The Times is not the first to think of this idea. A few years ago a Harvard assistant professor named Sharon R. Krause wrote a book called Liberalism With Honor which attempted to make the case for a reinvention of traditional, aristocratic honor in the service of a liberal and progressive agenda. Like most liberals today, Professor Krause was really a utopian who took for granted the ability of clever people like herself simply to re-make honor to their own specifications — just as they hoped to remake society itself with honor’s aid. If the one, why not the other?. But honor, though not unchanging, is probably at least as resistant to change as society, and changes in neither are at the command of social engineers. What the Times was really doing in its Indian editorial was reminding us that the old-fashioned, unreconstructed kind of honor was still around and still serviceable, even for progressives, when it happens to suit their purposes by, say, keeping faith with indigenous peoples.
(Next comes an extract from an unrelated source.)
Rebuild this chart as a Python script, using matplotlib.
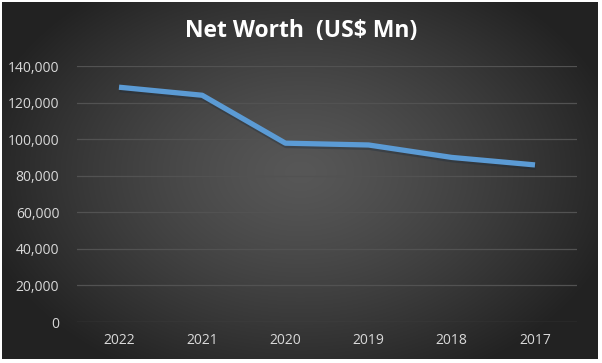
import numpy as np
import matplotlib
matplotlib.use("Agg")
import matplotlib.pyplot as plt
from matplotlib.ticker import FuncFormatter

years = ["2022", "2021", "2020", "2019", "2018", "2017"]
net_worth = [128400, 124000, 97800, 96800, 90000, 85900]
yticks = [0, 20000, 40000, 60000, 80000, 100000, 120000, 140000]

W, H = 602, 363
fig = plt.figure(figsize=(W / 100, H / 100), dpi=100)
fig.patch.set_facecolor("white")

# background chart area with radial gradient
bg = fig.add_axes([2 / W, 1 - 359 / H, 596 / W, 357 / H])
bg.set_axis_off()
yy, xx = np.mgrid[0:357, 0:596]
cx, cy = 298, 170
r = np.sqrt(((xx - cx) / 330.0) ** 2 + ((yy - cy) / 230.0) ** 2)
inner = np.array([0x57, 0x57, 0x57]) / 255
outer = np.array([0x22, 0x22, 0x22]) / 255
t = np.clip(r, 0, 1)[..., None] ** 1.3
img = inner * (1 - t) + outer * t
bg.imshow(img, aspect="auto", extent=[0, 1, 0, 1], interpolation="bilinear")

# plot area
left, right = 77.4, 576.6
top, bottom = 66, 322
ax = fig.add_axes([left / W, 1 - bottom / H, (right - left) / W, (bottom - top) / H])
ax.patch.set_alpha(0)
x = np.arange(len(years))
ax.plot(x, net_worth, color="#1a2a3a", lw=4.2, alpha=0.35, solid_capstyle="butt",
        transform=ax.transData + matplotlib.transforms.ScaledTranslation(0.5 / 72, -1.5 / 72, fig.dpi_scale_trans))
ax.plot(x, net_worth, color="#5B9BD5", lw=3.8, solid_capstyle="butt", solid_joinstyle="round")
ax.set_xlim(-0.5, len(years) - 0.5)
ax.set_ylim(0, 140000)
ax.set_yticks(yticks)
ax.yaxis.set_major_formatter(FuncFormatter(lambda v, p: f"{int(v):,}"))
ax.set_xticks(x)
ax.set_xticklabels(years)
ax.grid(axis="y", color="#525252", lw=0.9)
ax.set_axisbelow(True)
for s in ax.spines.values():
    s.set_visible(False)
ax.tick_params(length=0, colors="#d9d9d9", labelsize=10, pad=8)
ax.tick_params(axis="y", pad=13)
for lab in ax.get_xticklabels() + ax.get_yticklabels():
    lab.set_family("Open Sans")

fig.text(0.5, 1 - 31 / H, "Net Worth  (US$ Mn)", ha="center", va="center",
         color="white", fontsize=16.5, fontweight="bold", family="Open Sans")

fig.savefig("out.png", dpi=100, facecolor=fig.get_facecolor())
Or even, perhaps, by a display of some of the manly virtues. Consider another article that appeared on the Times’s website as part of the “Opinionator” blog in the wake of Scott Brown’s victory in Massachusetts. There, Timothy Egan argued that it was “Time to Cowboy Up” for progressives. It wasn’t quite clear what he meant by this in substantive terms. “Pass health care that helps right the major wrongs of the system, and then explain what they’re doing,” he advised the Democrats in Congress, who might be forgiven for pointing out that that is what they had just tried and so signally failed to do. Were they simply to try again with the same bill? Or something else? Probably something else, but so far as Mr Egan was concerned the important thing was the ungrammatical Red Sox t-shirt mantra of a few years ago: “Are You Gonna Cowboy Up or Just Lay There and Bleed?”


True, he doesn’t use the word “honor,” but his appeal is to honor — and traditional, manly, suck-it-up-and-keep-playing honor too. With this kind of call to arms, you’ve got to wonder if the pacifist agenda — by which we are all to forget that there ever was any such thing as national honor — is any more likely to triumph in the end than Martha Coakley was. Of course, there are other reasons to hope that the Democrats cowboy up and (to change the figure) go over the top into withering machine-gun fire on behalf of an unpopular health care reform bill. But we shall soon see whether or not honor is in any position to make a comeback in American public life.